M. le président. La parole est à Mme la ministre.

Mme Roselyne Bachelot-Narquin, ministre de la santé, de la jeunesse et des sports. Monsieur le sénateur, merci, tout d'abord, de votre question, qui porte sur un sujet sur lequel, au-delà de nos divergences politiques, nous nous sommes souvent retrouvés.

Comme vous l'avez souligné, de nombreuses personnes malades, en rémission complète ou même guéries, se voient fréquemment opposer un refus lorsqu'elles sollicitent un prêt à la consommation, un prêt immobilier ou un prêt professionnel, faute d'être couvertes par le contrat d'assurance garantissant les risques décès et invalidité que demandent les établissements de crédit.
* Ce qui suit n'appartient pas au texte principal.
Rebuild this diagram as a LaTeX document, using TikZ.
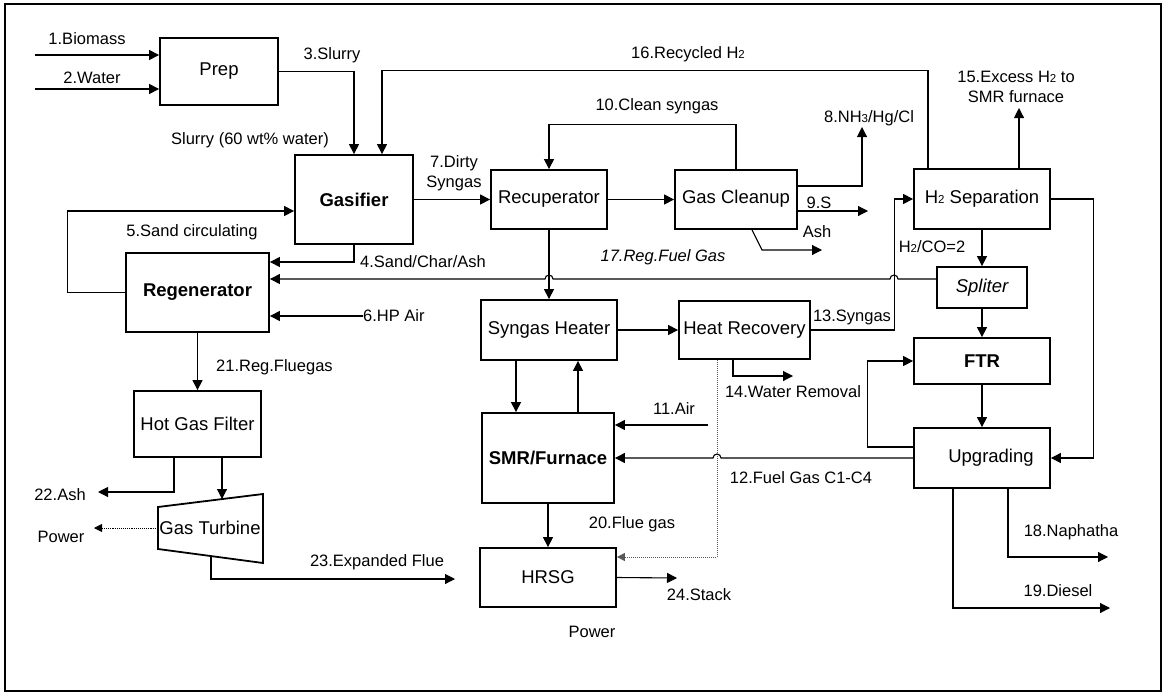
\documentclass[tikz,border=0pt]{standalone}
\usepackage{fontspec}
\setmainfont{Liberation Sans}
\usetikzlibrary{arrows.meta}
\newcommand\lblfont{\fontsize{16.5}{19}\selectfont}
\newcommand\boxfont{\fontsize{18.5}{21}\selectfont}
\newcommand\smallsub[1]{{\fontsize{11.5}{12}\selectfont #1}}
\begin{document}
\begin{tikzpicture}[x=1pt,y=-1pt,
  unit/.style={draw, line width=1.8pt, inner sep=0pt, font=\boxfont},
  arr/.style={line width=1.1pt, -{Triangle[length=10pt,width=10pt]}},
  plain/.style={line width=1.1pt},
  dotarr/.style={line width=1pt, densely dotted, gray!70!black, -{Triangle[length=8pt,width=8pt]}},
  lbl/.style={font=\lblfont, inner sep=1pt}]
\useasboundingbox (0,0) rectangle (1166,696);
\draw[line width=1.8pt] (5,4) rectangle (1161,691);

% process units
\node[unit, minimum width=118pt, minimum height=67pt] (prep) at (219,71.5) {Prep};
\node[unit, minimum width=118pt, minimum height=89pt, font=\boxfont\bfseries] (gas) at (354,199.5) {Gasifier};
\node[unit, minimum width=143pt, minimum height=79pt, font=\boxfont\bfseries] (regen) at (197.5,292.5) {Regenerator};
\node[unit, minimum width=127pt, minimum height=66pt] (hgf) at (197.5,424) {Hot Gas Filter};
\node[unit, minimum width=116pt, minimum height=59pt] (recup) at (549,199.5) {Recuperator};
\node[unit, minimum width=122pt, minimum height=59pt] (clean) at (736,199.5) {\raisebox{5pt}{Gas Cleanup}};
\node[unit, minimum width=136pt, minimum height=60pt] (h2sep) at (982,199) {H\smallsub{2} Separation};
\node[unit, minimum width=90pt, minimum height=41pt, font=\boxfont\itshape] (split) at (982,287.5) {Spliter};
\node[unit, minimum width=136pt, minimum height=46pt, font=\boxfont\bfseries] (ftr) at (982,361) {FTR};
\node[unit, minimum width=136pt, minimum height=60pt] (upg) at (982,458) {\hspace*{18pt}Upgrading};
\node[unit, minimum width=136pt, minimum height=60pt] (sh) at (549,330) {Syngas Heater};
\node[unit, minimum width=131pt, minimum height=58pt] (hr) at (744.5,330) {\raisebox{3pt}{Heat Recovery}};
\node[unit, minimum width=132pt, minimum height=90pt, font=\boxfont\bfseries] (smr) at (548,458) {SMR/Furnace};
\node[unit, minimum width=136pt, minimum height=59pt] (hrsg) at (548,577.5) {HRSG};

% gas turbine (trapezoid)
\coordinate (gt1) at (158,507);
\coordinate (gt2) at (263,494);
\coordinate (gt3) at (263,563);
\coordinate (gt4) at (158,549);
\draw[line width=1.8pt, line join=miter] (gt1) -- (gt2) -- (gt3) -- (gt4) -- cycle;
\node[font=\boxfont, inner sep=0pt] (gt) at (210,528) {Gas Turbine};
\coordinate (gtin) at (222,499);
\coordinate (gtout) at (211,556);

% free ends of streams
\coordinate (i1) at (35,55);
\coordinate (i2) at (35,89);
\coordinate (i6) at (363,316);
\coordinate (i11) at (708,425);
\coordinate (o8) at (862,127);
\coordinate (o9) at (868,211);
\coordinate (oash) at (822,250);
\coordinate (o15) at (1019,108);
\coordinate (o14) at (793,376);
\coordinate (o18) at (1108,557);
\coordinate (o19) at (1110,608);
\coordinate (o22) at (98,492);
\coordinate (opw) at (94,528);
\coordinate (o23) at (455,579);
\coordinate (o24) at (677,578);

% feed and gasification
\draw[arr] (i1) -- (i1 -| prep.west);
\draw[arr] (i2) -- (i2 -| prep.west);
\draw[arr] (prep.east) -| (gas.north);
\draw[arr] ([xshift=-54pt]h2sep.north) -- ++(0,-98) -| ([xshift=28pt]gas.north);
\draw[arr] (gas.east) -- (recup.west);
\draw[arr] (recup.east) -- (clean.west);
\draw[arr] (clean.north) -- ++(0,-45) -| (recup.north);
\draw[arr] ([yshift=13.5pt]clean.east) -| (o8);
\draw[arr] ([yshift=-11.5pt]clean.east) -- (o9);
\draw[arr] ([xshift=16pt]clean.south) -- (762,250) -- (oash);

% sand loop and regenerator
\draw[arr] (gas.south) |- ([yshift=30.5pt]regen.east);
\draw[arr] (regen.west) -- ++(-58,0) |- ([yshift=-11.5pt]gas.west);
\draw[arr] (i6) -- (i6 -| regen.east);
\draw[arr] ([yshift=8.5pt]split.west) -- (898,279)
  arc[start angle=0, end angle=180, radius=4pt] -- (553,279)
  arc[start angle=0, end angle=180, radius=4pt] -- ([yshift=13.5pt]regen.east);
\draw[arr] (regen.south) -- (hgf.north);
\draw[arr] ([xshift=-23.5pt]hgf.south) |- (o22);
\draw[arr] ([xshift=24.5pt]hgf.south) -- (gtin);
\draw[line width=0.9pt, densely dotted, -{Triangle[length=8pt,width=8pt]}] (gt1 |- gt.center) -- (opw);
\draw[arr] (gtout) |- (o23);

% syngas conditioning
\draw[arr] (recup.south) -- (sh.north);
\draw[arr] (sh.east) -- (hr.west);
\path ([xshift=-33pt]sh.south) coordinate (sh1) ([xshift=29pt]sh.south) coordinate (sh2);
\draw[arr] (sh1) -- (sh1 |- smr.north);
\draw[arr] (sh2 |- smr.north) -- (sh2);
\draw[arr] (i11) -- (i11 -| smr.east);
\draw[arr] ([xshift=-11.5pt]hr.south) |- (o14);
\draw[dotarr] ([xshift=-27.5pt]hr.south) |- ([yshift=20.5pt]hrsg.east);
\draw[arr] (hr.east) -- ++(84,0) |- (h2sep.west);
\draw[arr] (smr.south) -- (hrsg.north);
\draw[arr] (hrsg.east) -- (o24);

% synthesis and upgrading
\draw[arr] ([xshift=37pt]h2sep.north) -- (o15);
\draw[arr] (h2sep.south) -- (split.north);
\draw[arr] (split.south) -- (ftr.north);
\draw[arr] (ftr.south) -- (upg.north);
\draw[arr] (h2sep.east) -- ++(43,0) |- (upg.east);
\draw[arr] ([yshift=11pt]upg.west) -- ++(-46,0) |- (ftr.west);
\draw[arr] (upg.west) -- (721,458)
  arc[start angle=0, end angle=180, radius=4pt] -- (smr.east);
\draw[arr] ([xshift=26pt]upg.south) |- (o18);
\draw[arr] ([xshift=-29pt]upg.south) |- (o19);

% stream labels
\node[lbl] (l1) at (87,39) {1.Biomass};
\node[lbl] (l2) at (92,78) {2.Water};
\node[lbl] (l3) at (332,55) {3.Slurry};
\node[lbl] (l16) at (688,54) {16.Recycled H\smallsub{2}};
\node[lbl] (lsl) at (250,140) {Slurry (60 wt\% water)};
\node[lbl, align=center, font=\fontsize{16.5}{20}\selectfont] (l7) at (454,173) {7.Dirty\\Syngas};
\node[lbl] (l10) at (657,106) {10.Clean syngas};
\node[lbl] (l8) at (869,118) {8.NH\smallsub{3}/Hg/Cl};
\node[lbl] (l9) at (819,203) {9.S};
\node[lbl] (lash) at (817,232) {Ash};
\node[lbl, align=center, font=\fontsize{16.5}{19.5}\selectfont] (l15) at (1016,87) {15.Excess H\smallsub{2} to\\SMR furnace};
\node[lbl] (l5) at (192,232) {5.Sand circulating};
\node[lbl, anchor=west] (l4) at (359,262) {4.Sand/Char/Ash};
\node[lbl, font=\lblfont\itshape] (l17) at (663,257) {17.Reg.Fuel Gas};
\node[lbl, anchor=west] (l6) at (362,316) {6.HP Air};
\node[lbl] (lratio) at (932,247) {H\smallsub{2}/CO=2};
\node[lbl] (l13) at (852,317) {13.Syngas};
\node[lbl, anchor=west] (l21) at (215,367) {21.Reg.Fluegas};
\node[lbl] (l14) at (793,392) {14.Water Removal};
\node[lbl] (l11) at (674,409) {11.Air};
\node[lbl] (l12) at (801,478) {12.Fuel Gas C1-C4};
\node[lbl] (l22) at (60,495) {22.Ash};
\node[lbl] (lpw1) at (61,537) {Power};
\node[lbl] (l20) at (632,524) {20.Flue gas};
\node[lbl] (l23) at (377,562) {23.Expanded Flue};
\node[lbl] (l24) at (699,595) {24.Stack};
\node[lbl] (lpw2) at (592,632) {Power};
\node[lbl] (l18) at (1071,532) {18.Naphatha};
\node[lbl] (l19) at (1058,591) {19.Diesel};
\end{tikzpicture}
\end{document}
Ce refus est ressenti par ces personnes comme une double peine - je reprends tout à fait à mon compte l'expression que vous avez employée, monsieur le sénateur -, qui les empêche de se reconstruire et de refaire leur existence.

En outre, lorsque ces personnes obtiennent une proposition d'assurance, elles ne sont pas toujours en mesure d'acquitter les surprimes demandées, dont le montant est parfois très élevé. Vous avez cité la somme de 9 600 euros sur un contrat de vingt ans : les chiffres observés sont effectivement de cet ordre de grandeur.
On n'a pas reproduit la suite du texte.